* [Entries with chart source code]
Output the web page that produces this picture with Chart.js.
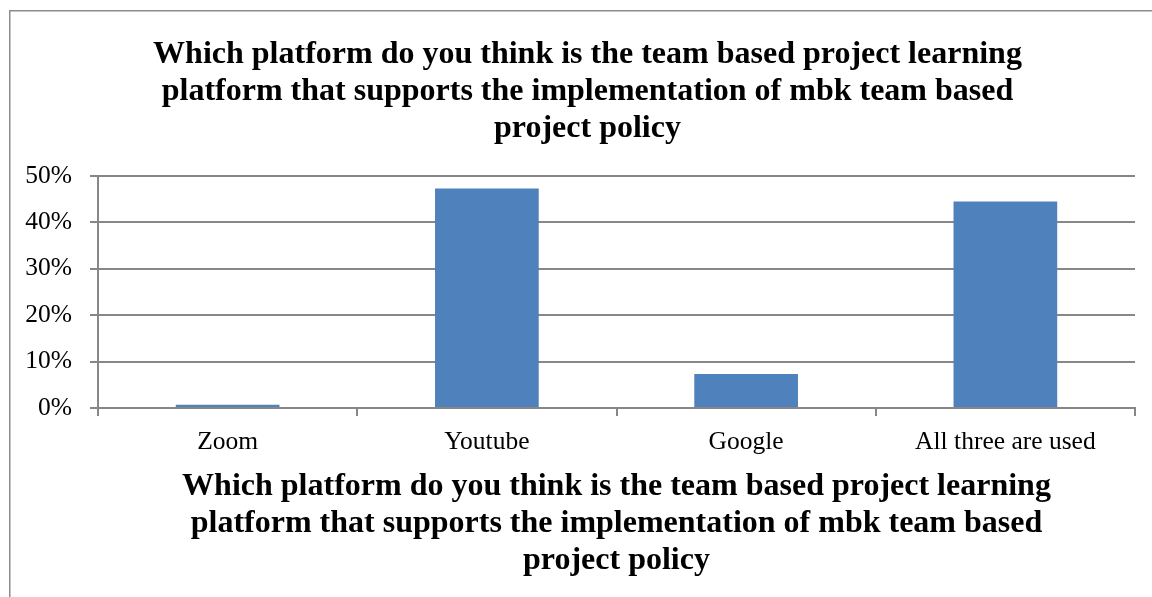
<!DOCTYPE html>
<html lang="en">
<head>
    <meta charset="UTF-8" />
    <title>Platform survey</title>
    <script src="https://cdn.jsdelivr.net/npm/chart.js"></script>
    <style>
        * { margin: 0; padding: 0; box-sizing: border-box; }
        body { background: #fff; width: 1152px; height: 597px; overflow: hidden; }
        #wrap { position: relative; width: 1152px; height: 597px; }
    </style>
</head>
<body>
    <div id="wrap">
        <canvas id="chart" width="1152" height="597"></canvas>
    </div>

    <script>
        // data
        const categories = ['Zoom', 'Youtube', 'Google', 'All three are used'];
        const shares = [0.7, 47.3, 7.3, 44.5];
        const titleLines = [
            'Which platform do you think is the team based project learning',
            'platform that supports the implementation of mbk team based',
            'project policy'
        ];

        const serif = "'Liberation Serif', 'Times New Roman', serif";
        const gridGray = '#878787';

        // outer frame of the chart box, and the title is centred on the box, not on the canvas
        const frame = {
            id: 'frame',
            afterLayout(chart) {
                chart.titleBlock.left = 40;
            },
            beforeDraw(chart) {
                const c = chart.ctx;
                c.save();
                c.fillStyle = '#fff';
                c.fillRect(0, 0, chart.width, chart.height);
                c.strokeStyle = '#8c8c8c';
                c.lineWidth = 1.5;
                c.strokeRect(9.75, 10.75, 1300, 800);
                c.restore();
            }
        };

        new Chart(document.getElementById('chart'), {
            type: 'bar',
            data: {
                labels: categories,
                datasets: [{
                    data: shares,
                    backgroundColor: '#4F81BD',
                    borderWidth: 0,
                    barPercentage: 0.4,
                    categoryPercentage: 1.0
                }]
            },
            options: {
                responsive: false,
                animation: false,
                layout: { padding: { left: 0, right: 17, top: 0, bottom: 0 } },
                plugins: {
                    legend: { display: false },
                    tooltip: { enabled: false },
                    title: {
                        display: true,
                        text: titleLines,
                        color: '#000',
                        font: { family: serif, size: 32, weight: 'bold', lineHeight: 1.16 },
                        padding: { top: 36, bottom: 28.6 }
                    }
                },
                scales: {
                    x: {
                        grid: {
                            offset: true,
                            drawOnChartArea: false,
                            drawTicks: true,
                            tickLength: 8,
                            color: gridGray,
                            lineWidth: 2
                        },
                        border: { color: gridGray, width: 2 },
                        ticks: {
                            color: '#000',
                            font: { family: serif, size: 25.5 },
                            padding: 11,
                            maxRotation: 0,
                            autoSkip: false
                        },
                        title: {
                            display: true,
                            text: titleLines,
                            color: '#000',
                            font: { family: serif, size: 32, weight: 'bold', lineHeight: 1.16 },
                            padding: { top: 4, bottom: 17.4 }
                        },
                        afterFit(scale) { scale.height = 189; }
                    },
                    y: {
                        min: 0,
                        max: 50,
                        grid: {
                            color: gridGray,
                            lineWidth: 2,
                            tickLength: 8
                        },
                        border: { color: gridGray, width: 2 },
                        ticks: {
                            stepSize: 10,
                            color: '#000',
                            font: { family: serif, size: 25.5 },
                            padding: 18,
                            callback: v => v + '%'
                        },
                        afterFit(scale) { scale.width = 98; }
                    }
                }
            },
            plugins: [frame]
        });
    </script>
</body>
</html>
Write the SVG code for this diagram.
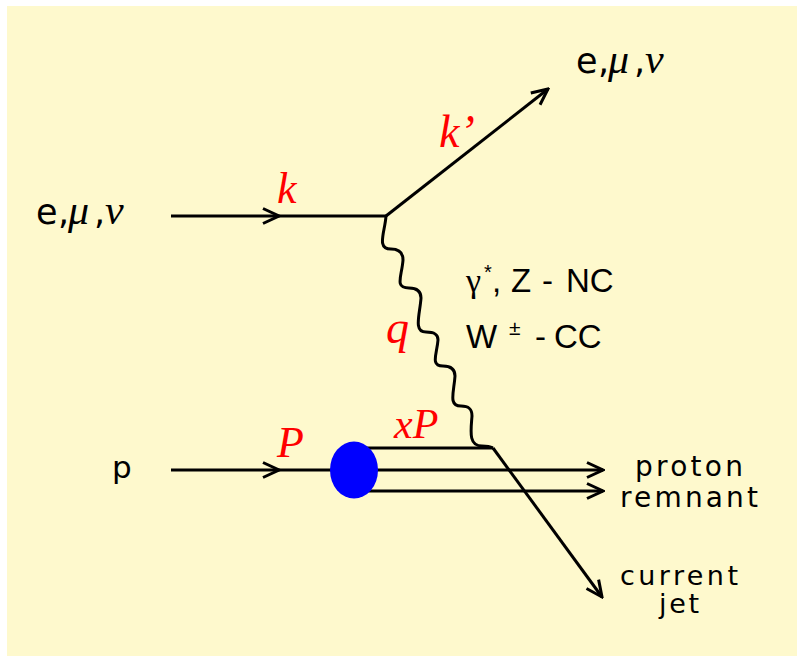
<svg xmlns="http://www.w3.org/2000/svg" width="797" height="656" viewBox="0 0 797 656">
<style>
.ln{stroke:#000;stroke-width:3;fill:none}
.lbl{font-family:"DejaVu Sans","Liberation Sans",sans-serif;font-size:31px;fill:#000}
.sym{font-family:"Liberation Serif",serif;font-style:italic;font-size:42px;fill:#000}
.red{font-family:"Liberation Serif",serif;font-style:italic;fill:#ff0000}
.ar{font-family:"Liberation Sans",Arial,sans-serif;font-size:33px;fill:#000}
</style>
<defs>
<marker id="arr" markerUnits="userSpaceOnUse" viewBox="-20 -10 22 20" markerWidth="22" markerHeight="20" refX="0" refY="0" orient="auto">
<path d="M-16,-7.5 L0,0 L-16,7.5" fill="none" stroke="#000" stroke-width="3"/>
</marker>
</defs>
<rect x="7" y="6" width="790" height="650" fill="#fef9cd"/>
<g id="connectors">
<line class="ln" x1="171" y1="216" x2="279" y2="216" marker-end="url(#arr)"/>
<line class="ln" x1="279" y1="216" x2="386" y2="216"/>
<line class="ln" x1="386" y1="216" x2="548" y2="89" marker-end="url(#arr)"/>
<path class="ln" d="M386,216 C385,232 376,249 391,249 C399,249 403,253 403,260 C402,276 394,288 409,288 C417,288 421,291 421,298 C420,314 413,332 426,332 C434,332 438,334 438,340 C437,354 430,366 443,366 C451,366 455,369 455,376 C454,392 448,406 461,406 C469,406 472,409 472,416 C471,430 468,446 482,446 C488,446 491,447 493,448"/>
<line class="ln" x1="171" y1="470" x2="279" y2="470" marker-end="url(#arr)"/>
<line class="ln" x1="279" y1="470" x2="354" y2="470"/>
<line class="ln" x1="360" y1="448" x2="493" y2="448"/>
<line class="ln" x1="354" y1="470" x2="603" y2="470" marker-end="url(#arr)"/>
<line class="ln" x1="360" y1="491" x2="603" y2="491" marker-end="url(#arr)"/>
<line class="ln" x1="493" y1="448" x2="602" y2="597" marker-end="url(#arr)"/>
</g>
<g id="proton-blob">
<ellipse cx="354" cy="470" rx="24" ry="28.5" fill="#0000ff"/>
</g>
<g id="lepton-in">
<text y="224"><tspan class="lbl" x="36" style="font-size:35px">e</tspan><tspan class="lbl" x="58" style="font-size:35px">,</tspan><tspan class="sym" x="68">μ</tspan><tspan class="lbl" x="94" style="font-size:35px">,</tspan><tspan class="sym" x="105">ν</tspan></text>
</g>
<g id="lepton-out">
<text y="73"><tspan class="lbl" x="576" style="font-size:35px">e</tspan><tspan class="lbl" x="598" style="font-size:35px">,</tspan><tspan class="sym" x="608">μ</tspan><tspan class="lbl" x="634" style="font-size:35px">,</tspan><tspan class="sym" x="645">ν</tspan></text>
</g>
<g id="proton-in">
<text class="lbl" x="112" y="478" style="font-size:31px">p</text>
</g>
<g id="momentum-labels">
<text class="red" x="277" y="203" font-size="44">k</text>
<text class="red" x="439" y="147" font-size="46">k’</text>
<text class="red" x="386" y="343" font-size="46">q</text>
<text class="red" x="394" y="438" font-size="42">xP</text>
<text class="red" x="277" y="457" font-size="44">P</text>
</g>
<g id="boson-label">
<text class="ar" y="292"><tspan x="466" style="font-family:'Liberation Serif',serif;font-size:34px">γ</tspan><tspan x="484" y="279" style="font-size:20px">*</tspan><tspan x="492" y="292">,</tspan><tspan x="511">Z</tspan><tspan x="542">-</tspan><tspan x="566">NC</tspan></text>
<text class="ar" y="348"><tspan x="466">W</tspan><tspan x="509" y="335" style="font-size:21px">±</tspan><tspan x="535" y="348">-</tspan><tspan x="554">CC</tspan></text>
</g>
<g id="remnant">
<text class="lbl" style="font-size:28px"><tspan x="635" y="476" textLength="108">proton</tspan><tspan x="620" y="507" textLength="138">remnant</tspan></text>
</g>
<g id="jet">
<text class="lbl" style="font-size:27px"><tspan x="620" y="585" textLength="118">current</tspan><tspan x="659" y="613" textLength="40">jet</tspan></text>
</g>
</svg>
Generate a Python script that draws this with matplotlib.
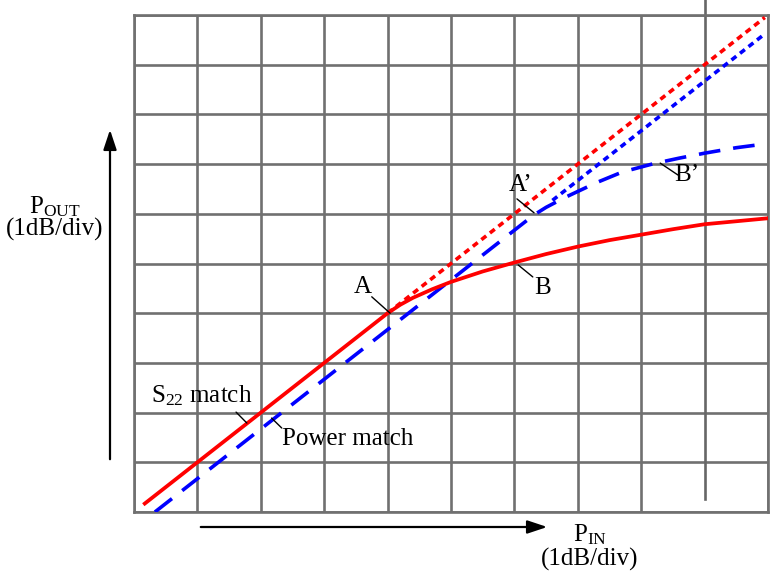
import matplotlib
matplotlib.use("Agg")
import matplotlib.pyplot as plt
import numpy as np

plt.rcParams['font.family'] = ['Liberation Serif', 'DejaVu Serif']
plt.rcParams['mathtext.default'] = 'regular'

# Data in grid divisions (1 dB/div)
s22_x = [0.17, 4.0, 4.2, 4.4, 4.7, 5.0, 5.5, 6.0, 6.5, 7.0, 7.5, 8.0, 8.5, 9.0, 9.5, 10.0]
s22_y = [0.17, 4.0, 4.17, 4.31, 4.48, 4.63, 4.84, 5.02, 5.19, 5.34, 5.47, 5.58, 5.69, 5.79, 5.85, 5.91]
s22_lin_x = [4.0, 9.95]
s22_lin_y = [4.0, 9.95]

pm_x = [0.33, 6.3, 6.5, 6.8, 7.3, 7.7, 8.2, 8.6, 9.0, 9.5, 9.92]
pm_y = [0.0, 5.97, 6.13, 6.33, 6.63, 6.84, 7.01, 7.12, 7.22, 7.33, 7.40]
pm_lin_x = [6.6, 9.92]
pm_lin_y = [6.27, 9.59]

grid_x = [0, 1, 2, 3, 4, 5, 6, 7, 8, 10]
grid_y = list(range(11))

W, H = 770, 574
fig = plt.figure(figsize=(W / 100, H / 100), dpi=100)
x0, x1, y0, y1 = 134, 768, 15, 512
ax = fig.add_axes([x0 / W, 1 - y1 / H, (x1 - x0) / W, (y1 - y0) / H])
ax.set_xlim(0, 10)
ax.set_ylim(0, 10)
ax.set_xticks(grid_x)
ax.set_yticks(grid_y)
ax.tick_params(length=0, labelbottom=False, labelleft=False)
gcol = '#707070'
ax.grid(True, color=gcol, linewidth=1.9)
ax.set_axisbelow(True)
for s in ax.spines.values():
    s.set_color(gcol)
    s.set_linewidth(1.9)

# extra dark vertical line (does not reach the bottom)
ax.plot([9, 9], [0.26, 10.4], color='#666666', lw=1.9, clip_on=False, zorder=1.5)

red = '#ff0000'
blue = '#0000ff'
ax.plot(s22_lin_x, s22_lin_y, color=red, lw=2.6, linestyle=(0, (1.7, 1.3)), zorder=3)
ax.plot(pm_lin_x, pm_lin_y, color=blue, lw=2.6, linestyle=(0, (1.7, 1.3)), zorder=3)
ax.plot(pm_x, pm_y, color=blue, lw=2.6, linestyle=(0, (6, 3.6)), zorder=3)
ax.plot(s22_x, s22_y, color=red, lw=2.7, zorder=4)

fs = 18
lp = dict(arrowstyle='-', color='black', lw=1.0, shrinkA=0, shrinkB=0)
def label(text, txy, a, b, ha='center'):
    ax.text(txy[0], txy[1], text, fontsize=fs, ha=ha, va='center', zorder=5)
    ax.annotate('', xy=b, xytext=a, arrowprops=lp, zorder=5)

label('A', (3.61, 4.53), (3.75, 4.33), (4.04, 4.0))
label('A\u2019', (6.1, 6.58), (6.04, 6.30), (6.31, 6.02))
label('B', (6.44, 4.51), (6.06, 4.97), (6.29, 4.73))
label('B\u2019', (8.72, 6.78), (8.30, 7.02), (8.58, 6.78))
label('$S_{22}$ match', (1.06, 2.35), (1.61, 2.01), (1.78, 1.79))
label('Power match', (2.34, 1.47), (2.17, 1.89), (2.33, 1.69), ha='left')

# axis arrows (figure pixel coords)
def fp(px, py):
    return (px / W, 1 - py / H)
astyle = '-|>,head_length=0.6,head_width=0.2'
fig.add_artist(matplotlib.patches.FancyArrowPatch(fp(110, 462), fp(110, 127),
               transform=fig.transFigure, arrowstyle=astyle,
               mutation_scale=20, color='black', lw=1.6))
fig.add_artist(matplotlib.patches.FancyArrowPatch(fp(198, 527), fp(550, 527),
               transform=fig.transFigure, arrowstyle=astyle,
               mutation_scale=20, color='black', lw=1.6))

fig.text(*fp(55, 207), '$P_{OUT}$', fontsize=fs, ha='center', va='center')
fig.text(*fp(55, 229), '(1dB/div)', fontsize=fs, ha='center', va='center')
fig.text(*fp(590, 535), '$P_{IN}$', fontsize=fs, ha='center', va='center')
fig.text(*fp(590, 559), '(1dB/div)', fontsize=fs, ha='center', va='center')

fig.savefig('out.png', dpi=100)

* [WHAT IS REQUIRED]
Begin at the first line of the data above and repeat each line exactly, stopping after the line containing "const gridGray = '#878787';". Omit the pictures.

* [RESPONSE]
Output the web page that produces this picture with Chart.js.
<!DOCTYPE html>
<html lang="en">
<head>
    <meta charset="UTF-8" />
    <title>Platform survey</title>
    <script src="https://cdn.jsdelivr.net/npm/chart.js"></script>
    <style>
        * { margin: 0; padding: 0; box-sizing: border-box; }
        body { background: #fff; width: 1152px; height: 597px; overflow: hidden; }
        #wrap { position: relative; width: 1152px; height: 597px; }
    </style>
</head>
<body>
    <div id="wrap">
        <canvas id="chart" width="1152" height="597"></canvas>
    </div>

    <script>
        // data
        const categories = ['Zoom', 'Youtube', 'Google', 'All three are used'];
        const shares = [0.7, 47.3, 7.3, 44.5];
        const titleLines = [
            'Which platform do you think is the team based project learning',
            'platform that supports the implementation of mbk team based',
            'project policy'
        ];

        const serif = "'Liberation Serif', 'Times New Roman', serif";
        const gridGray = '#878787';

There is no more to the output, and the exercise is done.